(Stored data entries):
= = = =
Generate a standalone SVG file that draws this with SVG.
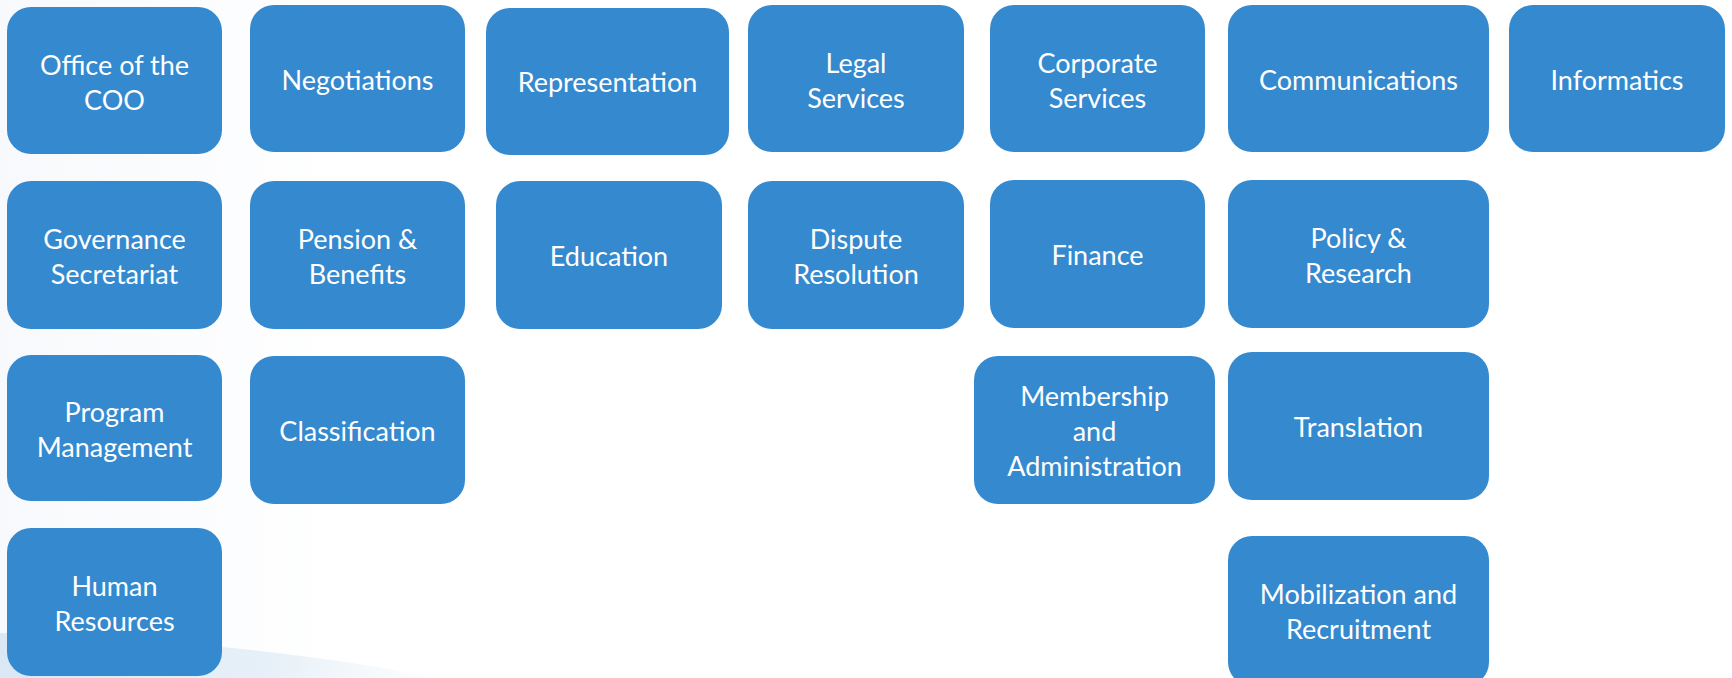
<svg xmlns="http://www.w3.org/2000/svg" width="1732" height="678" viewBox="0 0 1732 678">
<style>
.box{fill:#3489cf}
.t{fill:#ffffff;font-family:Lato,"Open Sans",sans-serif;font-size:27px;text-anchor:middle}
</style>
<defs>
<linearGradient id="sw" x1="0" y1="0" x2="1" y2="0">
<stop offset="0" stop-color="#d9e8f4"/>
<stop offset="0.6" stop-color="#e6f0f8"/>
<stop offset="1" stop-color="#ffffff"/>
</linearGradient>
<linearGradient id="bg" x1="0" y1="0" x2="1" y2="0">
<stop offset="0" stop-color="#f7f9fc"/>
<stop offset="0.2" stop-color="#ffffff"/>
</linearGradient>
</defs>
<rect width="1732" height="678" fill="url(#bg)"/>
<path d="M0,633 Q240,640 440,678 L0,678 Z" fill="url(#sw)"/>
<g id="office-coo"><rect class="box" x="7" y="7" width="215" height="147" rx="24"/><text class="t" x="114.5" y="75">Office of the</text><text class="t" x="114.5" y="110">COO</text></g>
<g id="negotiations"><rect class="box" x="250" y="5" width="215" height="147" rx="24"/><text class="t" x="357.5" y="90">Negotiations</text></g>
<g id="representation"><rect class="box" x="486" y="8" width="243" height="147" rx="24"/><text class="t" x="607.5" y="92">Representation</text></g>
<g id="legal-services"><rect class="box" x="748" y="5" width="216" height="147" rx="24"/><text class="t" x="856" y="73">Legal</text><text class="t" x="856" y="108">Services</text></g>
<g id="corporate-services"><rect class="box" x="990" y="5" width="215" height="147" rx="24"/><text class="t" x="1097.5" y="73">Corporate</text><text class="t" x="1097.5" y="108">Services</text></g>
<g id="communications"><rect class="box" x="1228" y="5" width="261" height="147" rx="24"/><text class="t" x="1358.5" y="90">Communications</text></g>
<g id="informatics"><rect class="box" x="1509" y="5" width="216" height="147" rx="24"/><text class="t" x="1617" y="90">Informatics</text></g>
<g id="governance-secretariat"><rect class="box" x="7" y="181" width="215" height="148" rx="24"/><text class="t" x="114.5" y="249">Governance</text><text class="t" x="114.5" y="284">Secretariat</text></g>
<g id="pension-benefits"><rect class="box" x="250" y="181" width="215" height="148" rx="24"/><text class="t" x="357.5" y="249">Pension &amp;</text><text class="t" x="357.5" y="284">Benefits</text></g>
<g id="education"><rect class="box" x="496" y="181" width="226" height="148" rx="24"/><text class="t" x="609" y="266">Education</text></g>
<g id="dispute-resolution"><rect class="box" x="748" y="181" width="216" height="148" rx="24"/><text class="t" x="856" y="249">Dispute</text><text class="t" x="856" y="284">Resolution</text></g>
<g id="finance"><rect class="box" x="990" y="180" width="215" height="148" rx="24"/><text class="t" x="1097.5" y="265">Finance</text></g>
<g id="policy-research"><rect class="box" x="1228" y="180" width="261" height="148" rx="24"/><text class="t" x="1358.5" y="248">Policy &amp;</text><text class="t" x="1358.5" y="283">Research</text></g>
<g id="program-management"><rect class="box" x="7" y="355" width="215" height="146" rx="24"/><text class="t" x="114.5" y="422">Program</text><text class="t" x="114.5" y="457">Management</text></g>
<g id="classification"><rect class="box" x="250" y="356" width="215" height="148" rx="24"/><text class="t" x="357.5" y="441">Classification</text></g>
<g id="membership-administration"><rect class="box" x="974" y="356" width="241" height="148" rx="24"/><text class="t" x="1094.5" y="406">Membership</text><text class="t" x="1094.5" y="441">and</text><text class="t" x="1094.5" y="476">Administration</text></g>
<g id="translation"><rect class="box" x="1228" y="352" width="261" height="148" rx="24"/><text class="t" x="1358.5" y="437">Translation</text></g>
<g id="human-resources"><rect class="box" x="7" y="528" width="215" height="148" rx="24"/><text class="t" x="114.5" y="596">Human</text><text class="t" x="114.5" y="631">Resources</text></g>
<g id="mobilization-recruitment"><rect class="box" x="1228" y="536" width="261" height="150" rx="24"/><text class="t" x="1358.5" y="604">Mobilization and</text><text class="t" x="1358.5" y="639">Recruitment</text></g>
<g id="connectors"></g>
</svg>
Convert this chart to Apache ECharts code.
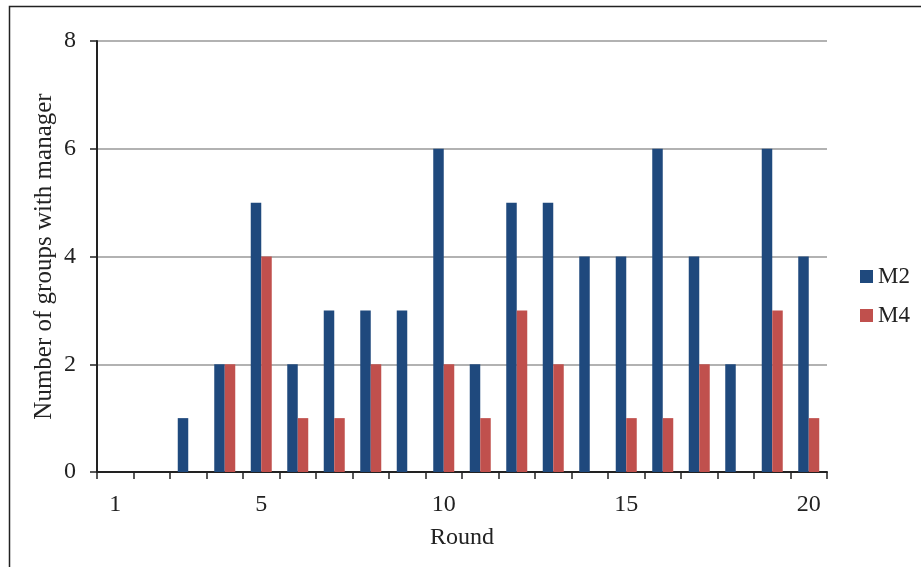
<!DOCTYPE html>
<html>
<head>
<meta charset="utf-8">
<script src="https://cdn.jsdelivr.net/npm/echarts@6/dist/echarts.min.js"></script>
<style>
  html, body { margin: 0; padding: 0; background: #fff; }
  #chart { width: 921px; height: 567px; }
</style>
</head>
<body>
<div id="chart"></div>
<script>
// Rounds 1..20 and counts of groups with a manager per treatment
const rounds = ['1','2','3','4','5','6','7','8','9','10','11','12','13','14','15','16','17','18','19','20'];
const m2 = [0, 0, 1, 2, 5, 2, 3, 3, 3, 6, 2, 5, 5, 4, 4, 6, 4, 2, 6, 4];
const m4 = [0, 0, 0, 2, 4, 1, 1, 2, 0, 2, 1, 3, 2, 0, 1, 1, 2, 0, 3, 1];
const shownRounds = ['1', '5', '10', '15', '20'];

const serif = 'Liberation Serif';
const chart = echarts.init(document.getElementById('chart'), null, { renderer: 'canvas' });

chart.setOption({
  animation: false,
  backgroundColor: '#fff',
  textStyle: { fontFamily: serif, color: '#222' },
  graphic: [{
    type: 'rect',
    shape: { x: 9.5, y: 6.5, width: 940, height: 620 },
    style: { fill: 'none', stroke: '#222', lineWidth: 1.5 },
    silent: true
  }],
  grid: { left: 97, top: 41, width: 730, height: 431, containLabel: false },
  legend: {
    orient: 'vertical',
    left: 855, top: 260,
    itemWidth: 13, itemHeight: 13, itemGap: 16,
    icon: 'rect',
    textStyle: { fontFamily: serif, fontSize: 23, color: '#222' },
    data: ['M2', 'M4']
  },
  xAxis: {
    type: 'category',
    data: rounds,
    name: 'Round',
    nameLocation: 'middle',
    nameGap: 54,
    nameMoveOverlap: false,
    nameTextStyle: { fontFamily: serif, fontSize: 24, color: '#222' },
    axisLine: { lineStyle: { color: '#222', width: 2 } },
    axisTick: { show: true, alignWithLabel: false, interval: 0, length: 7, lineStyle: { color: '#222', width: 1.5 } },
    axisLabel: {
      interval: 0,
      formatter: v => shownRounds.includes(v) ? v : '',
      margin: 21, fontFamily: serif, fontSize: 24, color: '#222'
    },
    splitLine: { show: false }
  },
  yAxis: {
    type: 'value',
    min: 0, max: 8, interval: 2,
    name: 'Number of groups with manager',
    nameLocation: 'middle',
    nameGap: 40,
    nameMoveOverlap: false,
    nameTextStyle: { fontFamily: serif, fontSize: 25, color: '#222' },
    axisLine: { show: true, lineStyle: { color: '#222', width: 2 } },
    axisTick: { show: true, length: 7, lineStyle: { color: '#222', width: 1.5 } },
    axisLabel: { margin: 21, fontFamily: serif, fontSize: 24, color: '#222' },
    splitLine: { lineStyle: { color: '#999', width: 1.5 } }
  },
  series: [
    { name: 'M2', type: 'bar', data: m2, barWidth: 10.5, barGap: '0%', itemStyle: { color: '#1F497D' } },
    { name: 'M4', type: 'bar', data: m4, barWidth: 10.5, barGap: '0%', itemStyle: { color: '#C0504D' } }
  ]
});
</script>
</body>
</html>
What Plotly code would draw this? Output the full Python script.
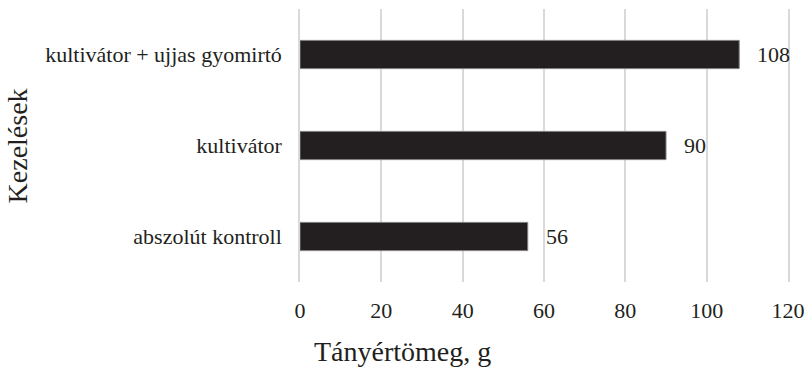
= = = =
(PROBLEM STATEMENT): Copy out all the entries exactly. Images stay out of the copy.

(OUTPUT):
Generate a standalone SVG file that draws this with SVG.
<svg xmlns="http://www.w3.org/2000/svg" width="1732" height="678" viewBox="0 0 1732 678">
<style>
.box{fill:#3489cf}
.t{fill:#ffffff;font-family:Lato,"Open Sans",sans-serif;font-size:27px;text-anchor:middle}
</style>
<defs>
<linearGradient id="sw" x1="0" y1="0" x2="1" y2="0">
<stop offset="0" stop-color="#d9e8f4"/>
<stop offset="0.6" stop-color="#e6f0f8"/>
<stop offset="1" stop-color="#ffffff"/>
</linearGradient>
<linearGradient id="bg" x1="0" y1="0" x2="1" y2="0">
<stop offset="0" stop-color="#f7f9fc"/>
<stop offset="0.2" stop-color="#ffffff"/>
</linearGradient>
</defs>
<rect width="1732" height="678" fill="url(#bg)"/>
<path d="M0,633 Q240,640 440,678 L0,678 Z" fill="url(#sw)"/>
<g id="office-coo"><rect class="box" x="7" y="7" width="215" height="147" rx="24"/><text class="t" x="114.5" y="75">Office of the</text><text class="t" x="114.5" y="110">COO</text></g>
<g id="negotiations"><rect class="box" x="250" y="5" width="215" height="147" rx="24"/><text class="t" x="357.5" y="90">Negotiations</text></g>
<g id="representation"><rect class="box" x="486" y="8" width="243" height="147" rx="24"/><text class="t" x="607.5" y="92">Representation</text></g>
<g id="legal-services"><rect class="box" x="748" y="5" width="216" height="147" rx="24"/><text class="t" x="856" y="73">Legal</text><text class="t" x="856" y="108">Services</text></g>
<g id="corporate-services"><rect class="box" x="990" y="5" width="215" height="147" rx="24"/><text class="t" x="1097.5" y="73">Corporate</text><text class="t" x="1097.5" y="108">Services</text></g>
<g id="communications"><rect class="box" x="1228" y="5" width="261" height="147" rx="24"/><text class="t" x="1358.5" y="90">Communications</text></g>
<g id="informatics"><rect class="box" x="1509" y="5" width="216" height="147" rx="24"/><text class="t" x="1617" y="90">Informatics</text></g>
<g id="governance-secretariat"><rect class="box" x="7" y="181" width="215" height="148" rx="24"/><text class="t" x="114.5" y="249">Governance</text><text class="t" x="114.5" y="284">Secretariat</text></g>
<g id="pension-benefits"><rect class="box" x="250" y="181" width="215" height="148" rx="24"/><text class="t" x="357.5" y="249">Pension &amp;</text><text class="t" x="357.5" y="284">Benefits</text></g>
<g id="education"><rect class="box" x="496" y="181" width="226" height="148" rx="24"/><text class="t" x="609" y="266">Education</text></g>
<g id="dispute-resolution"><rect class="box" x="748" y="181" width="216" height="148" rx="24"/><text class="t" x="856" y="249">Dispute</text><text class="t" x="856" y="284">Resolution</text></g>
<g id="finance"><rect class="box" x="990" y="180" width="215" height="148" rx="24"/><text class="t" x="1097.5" y="265">Finance</text></g>
<g id="policy-research"><rect class="box" x="1228" y="180" width="261" height="148" rx="24"/><text class="t" x="1358.5" y="248">Policy &amp;</text><text class="t" x="1358.5" y="283">Research</text></g>
<g id="program-management"><rect class="box" x="7" y="355" width="215" height="146" rx="24"/><text class="t" x="114.5" y="422">Program</text><text class="t" x="114.5" y="457">Management</text></g>
<g id="classification"><rect class="box" x="250" y="356" width="215" height="148" rx="24"/><text class="t" x="357.5" y="441">Classification</text></g>
<g id="membership-administration"><rect class="box" x="974" y="356" width="241" height="148" rx="24"/><text class="t" x="1094.5" y="406">Membership</text><text class="t" x="1094.5" y="441">and</text><text class="t" x="1094.5" y="476">Administration</text></g>
<g id="translation"><rect class="box" x="1228" y="352" width="261" height="148" rx="24"/><text class="t" x="1358.5" y="437">Translation</text></g>
<g id="human-resources"><rect class="box" x="7" y="528" width="215" height="148" rx="24"/><text class="t" x="114.5" y="596">Human</text><text class="t" x="114.5" y="631">Resources</text></g>
<g id="mobilization-recruitment"><rect class="box" x="1228" y="536" width="261" height="150" rx="24"/><text class="t" x="1358.5" y="604">Mobilization and</text><text class="t" x="1358.5" y="639">Recruitment</text></g>
<g id="connectors"></g>
</svg>
Convert this chart to Apache ECharts code.
<!DOCTYPE html>
<html>
<head>
<meta charset="utf-8">
<script src="https://cdn.jsdelivr.net/npm/echarts@6/dist/echarts.min.js"></script>
<style>
  html, body { margin: 0; padding: 0; background: #fff; }
  #chart { width: 921px; height: 567px; }
</style>
</head>
<body>
<div id="chart"></div>
<script>
// Rounds 1..20 and counts of groups with a manager per treatment
const rounds = ['1','2','3','4','5','6','7','8','9','10','11','12','13','14','15','16','17','18','19','20'];
const m2 = [0, 0, 1, 2, 5, 2, 3, 3, 3, 6, 2, 5, 5, 4, 4, 6, 4, 2, 6, 4];
const m4 = [0, 0, 0, 2, 4, 1, 1, 2, 0, 2, 1, 3, 2, 0, 1, 1, 2, 0, 3, 1];
const shownRounds = ['1', '5', '10', '15', '20'];

const serif = 'Liberation Serif';
const chart = echarts.init(document.getElementById('chart'), null, { renderer: 'canvas' });

chart.setOption({
  animation: false,
  backgroundColor: '#fff',
  textStyle: { fontFamily: serif, color: '#222' },
  graphic: [{
    type: 'rect',
    shape: { x: 9.5, y: 6.5, width: 940, height: 620 },
    style: { fill: 'none', stroke: '#222', lineWidth: 1.5 },
    silent: true
  }],
  grid: { left: 97, top: 41, width: 730, height: 431, containLabel: false },
  legend: {
    orient: 'vertical',
    left: 855, top: 260,
    itemWidth: 13, itemHeight: 13, itemGap: 16,
    icon: 'rect',
    textStyle: { fontFamily: serif, fontSize: 23, color: '#222' },
    data: ['M2', 'M4']
  },
  xAxis: {
    type: 'category',
    data: rounds,
    name: 'Round',
    nameLocation: 'middle',
    nameGap: 54,
    nameMoveOverlap: false,
    nameTextStyle: { fontFamily: serif, fontSize: 24, color: '#222' },
    axisLine: { lineStyle: { color: '#222', width: 2 } },
    axisTick: { show: true, alignWithLabel: false, interval: 0, length: 7, lineStyle: { color: '#222', width: 1.5 } },
    axisLabel: {
      interval: 0,
      formatter: v => shownRounds.includes(v) ? v : '',
      margin: 21, fontFamily: serif, fontSize: 24, color: '#222'
    },
    splitLine: { show: false }
  },
  yAxis: {
    type: 'value',
    min: 0, max: 8, interval: 2,
    name: 'Number of groups with manager',
    nameLocation: 'middle',
    nameGap: 40,
    nameMoveOverlap: false,
    nameTextStyle: { fontFamily: serif, fontSize: 25, color: '#222' },
    axisLine: { show: true, lineStyle: { color: '#222', width: 2 } },
    axisTick: { show: true, length: 7, lineStyle: { color: '#222', width: 1.5 } },
    axisLabel: { margin: 21, fontFamily: serif, fontSize: 24, color: '#222' },
    splitLine: { lineStyle: { color: '#999', width: 1.5 } }
  },
  series: [
    { name: 'M2', type: 'bar', data: m2, barWidth: 10.5, barGap: '0%', itemStyle: { color: '#1F497D' } },
    { name: 'M4', type: 'bar', data: m4, barWidth: 10.5, barGap: '0%', itemStyle: { color: '#C0504D' } }
  ]
});
</script>
</body>
</html>
What Plotly code would draw this? Output the full Python script.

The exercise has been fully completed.